Under the project, the Policy Analysis Market, traders could have speculated anonymously on the chances, say, of the leader of a Middle Eastern country being assassinated or North Korea firing a nuclear missile.
The Pentagon said the project was designed to find the "broadest possible set of ways to prevent terrorist attacks". It said in a statement: "Research indicates that markets are extremely efficient, effective and timely aggregators of dispersed and even hidden information. Futures markets have proven themselves to be good at predicting things such as election results. They are often better than expert opinions."
But the revelation of the existence of the plan - drawn up by the Pentagon department that proposed electronically spying on American citizens to monitor terror suspects - caused an outcry on Capitol Hill. On the day that a story about the project appeared on the front page of The New York Times, chairman of the Senate Armed Services Committee said the plan was being scrapped.

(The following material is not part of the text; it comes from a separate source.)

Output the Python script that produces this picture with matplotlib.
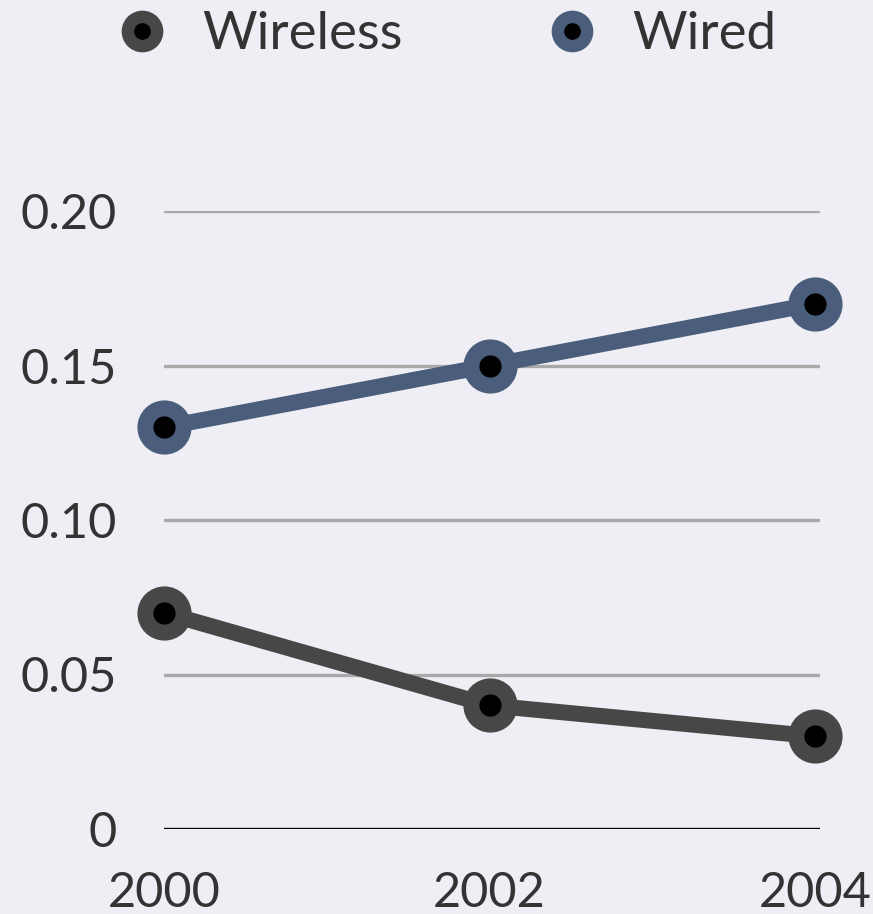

Senator John Warner said he had spoken to the programme's director "and we mutually agreed that this thing should be stopped".
Mr Warner announced the decision after Tom Daschle, the Democratic leader in the Senate, denounced the project as "an incentive actually to commit acts of terrorism".
The project was to have started on Friday with about 1,000 traders taking part. They would have been able to register anonymously, triggering fears that terrorists could make money from their own attacks.